Judge suspends deadline for Chicago cops to get vaccinated
A judge on Monday suspended a Dec. 31 deadline for Chicago police officers to be vaccinated against COVID-19 but didn’t interfere with a requirement that they be regularly tested.
Disputes over vaccinations should be handled as a labor grievance with an arbitrator, Cook County Judge Raymond Mitchell said.
“The effect of this order is to send these parties back to the bargaining table and to promote labor peace by allowing them to pursue" remedies under Illinois law, Mitchell said.
The grievance process could last months, the city said last week.
Officers who haven’t been vaccinated still must be tested twice a week under city policy. Officers also can lose work and pay if they don’t disclose their vaccine status.
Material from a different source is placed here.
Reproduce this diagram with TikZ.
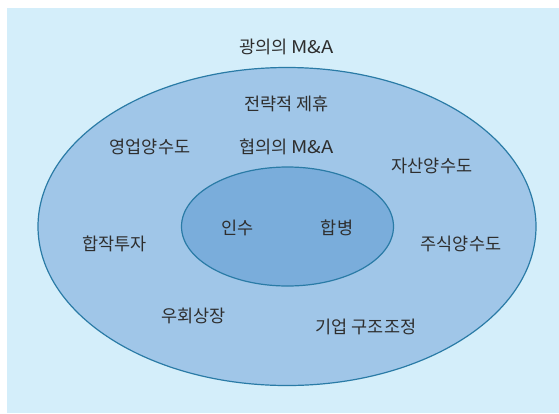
\documentclass[tikz,border=0pt]{standalone}
\usepackage{fontspec}
\setmainfont{Noto Sans CJK KR}
\definecolor{bgblue}{HTML}{D4EEFA}
\definecolor{outerfill}{HTML}{A0C6E8}
\definecolor{innerfill}{HTML}{7AADDB}
\definecolor{edgeblue}{HTML}{2A7BA6}
\definecolor{txt}{HTML}{2E2E2E}
\newcommand{\myMnA}{\scalebox{1.15}[1]{M\&A}}
\tikzset{
  lbl/.style={text=txt, font=\fontsize{17.5}{20}\selectfont, inner sep=0pt},
  ring/.style={draw=edgeblue, line width=1.2pt}
}
\begin{document}
\begin{tikzpicture}[x=1pt,y=-1pt]
\useasboundingbox (0,0) rectangle (559,413);
\fill[bgblue] (7,7.5) rectangle (559,413);
\path[ring, fill=outerfill] (287,226.5) ellipse [x radius=249, y radius=159];
\path[ring, fill=innerfill] (287.5,226.5) ellipse [x radius=106, y radius=59.5];
\node[lbl] (broad) at (286.5,46.5) {광의의 \myMnA};
\node[lbl] (alliance) at (286.5,104) {전략적 제휴};
\node[lbl] (narrow) at (286.5,147) {협의의 \myMnA};
\node[lbl] (biz) at (150,146.5) {영업양수도};
\node[lbl] (asset) at (432,166) {자산양수도};
\node[lbl] (jv) at (114.5,244) {합작투자};
\node[lbl] (stock) at (461,244) {주식양수도};
\node[lbl] (acq) at (237.5,228) {인수};
\node[lbl] (merge) at (337,228) {합병};
\node[lbl] (backdoor) at (193.5,316) {우회상장};
\node[lbl] (restr) at (366,326.5) {기업 구조조정};
\end{tikzpicture}
\end{document}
“The principal risk to those who are unvaccinated is to themselves and to others who choose to be unvaccinated,” the judge said.
Police have lagged behind other city departments in meeting the vaccine requirements, but the numbers have been slowly increasing. City data released Monday showed about 73% of Chicago Police Department employees had reported their vaccination status, and about 80% of those employees reported being fully vaccinated.
Mayor Lori Lightfoot’s administration announced the vaccine policy weeks ago, drawing sharp objections from police union leaders.
The judge noted that COVID-19 has killed many officers nationwide.
“In light of that terrible sacrifice, the police unions’ request just to have their grievances heard seems a pretty modest task,” Mitchell said.
Council member Alderman Anthony Napolitano, a union ally, said taking the dispute to arbitration is “a lot more American.”
"Instead of forcing people to do something, you bring it to a conversation and arbitration. … This has become too much of a control situation,” Napolitano said of City Hall.